What needs to be done ▸
Each line containing the word "this" needs to be copied.

Stored records ▸
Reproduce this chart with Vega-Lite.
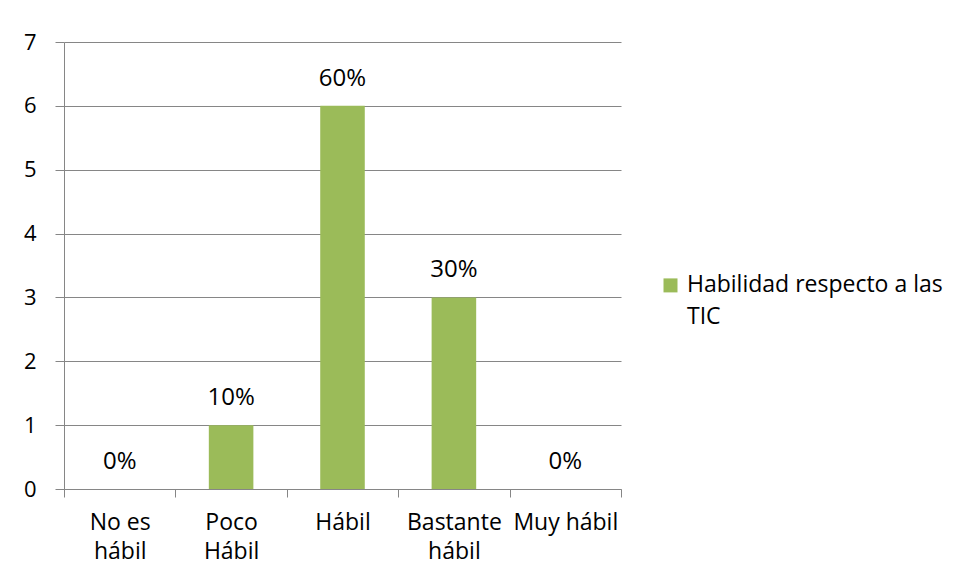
{
  "$schema": "https://vega.github.io/schema/vega-lite/v6.json",
  "width": 557,
  "height": 447,
  "autosize": {"type": "none"},
  "padding": {"left": 64, "top": 42, "right": 334, "bottom": 92},
  "background": "white",
  "data": {"values": [
    {"categoria": "No es hábil", "valor": 0, "etiqueta": "0%", "serie": "Habilidad respecto a las TIC"},
    {"categoria": "Poco Hábil", "valor": 1, "etiqueta": "10%", "serie": "Habilidad respecto a las TIC"},
    {"categoria": "Hábil", "valor": 6, "etiqueta": "60%", "serie": "Habilidad respecto a las TIC"},
    {"categoria": "Bastante hábil", "valor": 3, "etiqueta": "30%", "serie": "Habilidad respecto a las TIC"},
    {"categoria": "Muy hábil", "valor": 0, "etiqueta": "0%", "serie": "Habilidad respecto a las TIC"}
  ]},
  "config": {
    "font": "Open Sans",
    "view": {"stroke": null},
    "style": {"guide-label": {"lineHeight": 32}},
    "axis": {"domainColor": "#868686", "tickColor": "#868686", "gridColor": "#868686", "labelColor": "#000000", "labelFont": "Open Sans", "title": null}
  },
  "encoding": {
    "x": {
      "field": "categoria", "type": "nominal", "sort": null,
      "scale": {"paddingInner": 0, "paddingOuter": 0},
      "axis": {
        "labelAngle": 0, "tickSize": 8, "tickBand": "extent", "labelPadding": 14,
        "labelFontSize": 23, "labelLineHeight": 29, "labelBaseline": "top",
        "labelExpr": "datum.value == 'No es hábil' ? ['No es', 'hábil'] : datum.value == 'Poco Hábil' ? ['Poco', 'Hábil'] : datum.value == 'Bastante hábil' ? ['Bastante', 'hábil'] : datum.value"
      }
    },
    "y": {
      "field": "valor", "type": "quantitative",
      "scale": {"domain": [0, 7]},
      "axis": {"values": [0, 1, 2, 3, 4, 5, 6, 7], "tickSize": 9, "labelPadding": 19, "labelFontSize": 22, "grid": true, "domain": true}
    }
  },
  "layer": [
    {
      "mark": {"type": "bar", "color": "#9BBB59", "width": {"band": 0.4}},
      "encoding": {
        "color": {
          "field": "serie", "type": "nominal",
          "scale": {"range": ["#9BBB59"]},
          "legend": {
            "title": null, "orient": "none", "legendX": 595, "legendY": 220,
            "symbolType": "M-1,0.7H1V2.7H-1Z", "symbolSize": 196, "symbolStrokeWidth": 0,
            "labelFontSize": 23, "labelFont": "Open Sans", "labelColor": "#000000",
            "labelLimit": 400, "labelBaseline": "top", "labelOffset": 5,
            "labelExpr": "['Habilidad respecto a las', 'TIC']"
          }
        }
      }
    },
    {
      "mark": {"type": "text", "fontSize": 24, "font": "Open Sans", "color": "#000000", "baseline": "middle", "dy": -27},
      "encoding": {"text": {"field": "etiqueta"}}
    }
  ]
}
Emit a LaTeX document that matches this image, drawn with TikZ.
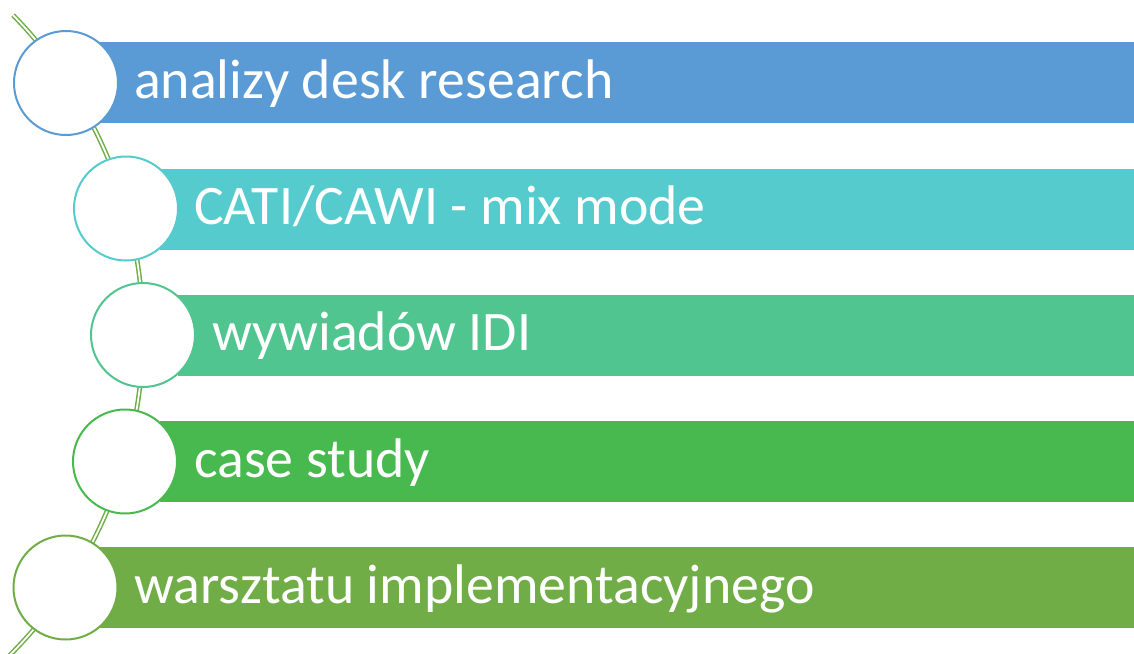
\documentclass[tikz,border=0pt]{standalone}
\usepackage{fontspec}
\setmainfont{Carlito}
\definecolor{cA}{HTML}{5B9BD5}
\definecolor{cB}{HTML}{55CBCD}
\definecolor{cC}{HTML}{50C590}
\definecolor{cD}{HTML}{48B94F}
\definecolor{cE}{HTML}{70AD47}
\begin{document}
\begin{tikzpicture}[x=1pt,y=-1pt,
  barbox/.style={rectangle, anchor=west, inner sep=0pt, minimum height=81pt, fill=#1},
  dot/.style={circle, inner sep=0pt, minimum size=104pt, draw=#1, line width=2pt, fill=white},
  label/.style={anchor=base west, inner sep=0pt, text=white, font=\fontsize{55.8}{66}\selectfont},
  curve/.style={draw=cE, line width=1.5pt, double=white, double distance=1.8pt}]
\useasboundingbox (0,0) rectangle (1134,653);
\clip (0,0) rectangle (1134,653);
\coordinate (arcC) at (-312,333.5);
\draw[curve] (arcC) ++(-44.4:455) arc[start angle=-44.4, end angle=45, radius=455];
% bars
\node[barbox=cA, minimum width=1034pt] (b1) at (100,82.75) {};
\node[barbox=cB, minimum width=974pt] (b2) at (160,209) {};
\node[barbox=cC, minimum width=956pt] (b3) at (178,335) {};
\node[barbox=cD, minimum width=974pt] (b4) at (160,461.5) {};
\node[barbox=cE, minimum width=1034pt] (b5) at (100,587.5) {};
% circles
\node[dot=cA] (d1) at (66,83) {};
\node[dot=cB] (d2) at (126,208.5) {};
\node[dot=cC] (d3) at (143,335) {};
\node[dot=cD] (d4) at (125,461.5) {};
\node[dot=cE] (d5) at (65.5,587.5) {};
% labels
\node[label] (t1) at (134,98.25) {analizy desk research};
\node[label] (t2) at (194,224.5) {CATI/CAWI - mix mode};
\node[label] (t3) at (212.5,350.5) {wywiadów IDI};
\node[label] (t4) at (194,477) {case study};
\node[label] (t5) at (134,603) {warsztatu implementacyjnego};
\end{tikzpicture}
\end{document}
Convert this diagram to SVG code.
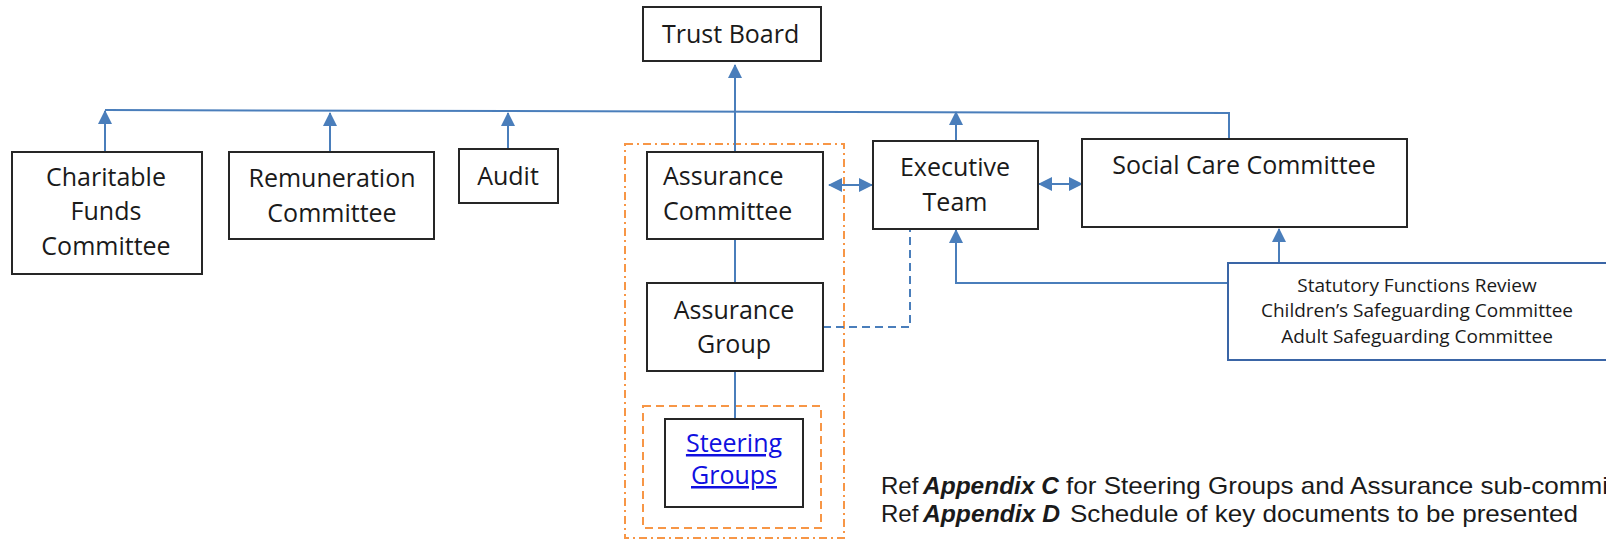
<svg xmlns="http://www.w3.org/2000/svg" width="1606" height="539" viewBox="0 0 1606 539">
  <style>
    .box { fill: #ffffff; stroke: #262626; stroke-width: 2; }
    .bluebox { fill: #ffffff; stroke: #3a65a6; stroke-width: 2; }
    .lbl { font-family: "Open Sans", "Noto Sans", "Liberation Sans", sans-serif; font-size: 25px; fill: #1a1a1a; }
    .mid { text-anchor: middle; }
    .small { font-size: 19px; }
    .link { fill: #1010e0; text-decoration: underline; }
    .conn { fill: none; stroke: #4a7ebb; stroke-width: 2; }
    .dashed { stroke-dasharray: 8 5; }
    .group-outer { fill: none; stroke: #f79646; stroke-width: 2; stroke-dasharray: 8 4 2 4; }
    .group-inner { fill: none; stroke: #f79646; stroke-width: 2; stroke-dasharray: 8 5; }
    .note { font-family: "Liberation Sans", Arial, sans-serif; font-size: 24px; fill: #1a1a1a; }
    .em { font-weight: bold; font-style: italic; }
  </style>
  <defs>
    <marker id="arrow" markerUnits="userSpaceOnUse" markerWidth="14" markerHeight="14" refX="13" refY="7" orient="auto-start-reverse">
      <path d="M0,0 L14,7 L0,14 z" fill="#4a7ebb"/>
    </marker>
  </defs>

  <!-- grouping frames -->
  <rect class="group-outer" x="625" y="144" width="219" height="394"/>
  <rect class="group-inner" x="643" y="406" width="178" height="122"/>

  <!-- connectors -->
  <g id="connectors">
    <polyline class="conn" points="105,110 1229,113 1229,139"/>
    <line class="conn" x1="105" y1="152" x2="105" y2="111" marker-end="url(#arrow)"/>
    <line class="conn" x1="330" y1="152" x2="330" y2="113" marker-end="url(#arrow)"/>
    <line class="conn" x1="508" y1="149" x2="508" y2="113" marker-end="url(#arrow)"/>
    <line class="conn" x1="735" y1="152" x2="735" y2="65" marker-end="url(#arrow)"/>
    <line class="conn" x1="956" y1="141" x2="956" y2="112" marker-end="url(#arrow)"/>
    <line class="conn" x1="829" y1="185" x2="872" y2="185" marker-start="url(#arrow)" marker-end="url(#arrow)"/>
    <line class="conn" x1="1039" y1="184" x2="1082" y2="184" marker-start="url(#arrow)" marker-end="url(#arrow)"/>
    <polyline class="conn" points="1228,283 956,283 956,230" marker-end="url(#arrow)"/>
    <line class="conn" x1="1279" y1="263" x2="1279" y2="229" marker-end="url(#arrow)"/>
    <line class="conn" x1="735" y1="239" x2="735" y2="283"/>
    <line class="conn" x1="735" y1="371" x2="735" y2="419"/>
    <polyline class="conn dashed" points="823,327 910,327 910,229"/>
  </g>

  <g id="trust-board">
    <rect class="box" x="643" y="7" width="178" height="54"/>
    <text class="lbl" x="662" y="43">Trust Board</text>
  </g>

  <g id="charitable-funds">
    <rect class="box" x="12" y="152" width="190" height="122"/>
    <text class="lbl mid" x="106" y="186">Charitable</text>
    <text class="lbl mid" x="106" y="220">Funds</text>
    <text class="lbl mid" x="106" y="255">Committee</text>
  </g>

  <g id="remuneration">
    <rect class="box" x="229" y="152" width="205" height="87"/>
    <text class="lbl mid" x="332" y="187">Remuneration</text>
    <text class="lbl mid" x="332" y="222">Committee</text>
  </g>

  <g id="audit">
    <rect class="box" x="459" y="149" width="99" height="54"/>
    <text class="lbl mid" x="508" y="185">Audit</text>
  </g>

  <g id="assurance-committee">
    <rect class="box" x="647" y="152" width="176" height="87"/>
    <text class="lbl" x="663" y="185">Assurance</text>
    <text class="lbl" x="663" y="220">Committee</text>
  </g>

  <g id="executive-team">
    <rect class="box" x="873" y="141" width="165" height="88"/>
    <text class="lbl mid" x="955" y="176">Executive</text>
    <text class="lbl mid" x="955" y="211">Team</text>
  </g>

  <g id="social-care">
    <rect class="box" x="1082" y="139" width="325" height="88"/>
    <text class="lbl mid" x="1244" y="174">Social Care Committee</text>
  </g>

  <g id="statutory-functions">
    <rect class="bluebox" x="1228" y="263" width="400" height="97"/>
    <text class="lbl small mid" x="1417" y="292">Statutory Functions Review</text>
    <text class="lbl small mid" x="1417" y="317">Children’s Safeguarding Committee</text>
    <text class="lbl small mid" x="1417" y="343">Adult Safeguarding Committee</text>
  </g>

  <g id="assurance-group">
    <rect class="box" x="647" y="283" width="176" height="88"/>
    <text class="lbl mid" x="734" y="319">Assurance</text>
    <text class="lbl mid" x="734" y="353">Group</text>
  </g>

  <g id="steering-groups">
    <rect class="box" x="665" y="419" width="138" height="88"/>
    <text class="lbl mid link" x="734" y="452">Steering</text>
    <text class="lbl mid link" x="734" y="484">Groups</text>
  </g>

  <g id="notes">
    <text class="note"><tspan x="881" y="494">Ref</tspan><tspan class="em" x="923" y="494" textLength="136" lengthAdjust="spacingAndGlyphs">Appendix C</tspan><tspan x="1066" y="494" textLength="542" lengthAdjust="spacingAndGlyphs">for Steering Groups and Assurance sub-commi</tspan><tspan x="881" y="522">Ref</tspan><tspan class="em" x="923" y="522" textLength="137" lengthAdjust="spacingAndGlyphs">Appendix D</tspan><tspan x="1070" y="522" textLength="508" lengthAdjust="spacingAndGlyphs">Schedule of key documents to be presented</tspan></text>
  </g>
</svg>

Result ▸
Reproduce this chart with Vega-Lite.
Emit a LaTeX document that matches this image, drawn with TikZ.
Convert this diagram to SVG code.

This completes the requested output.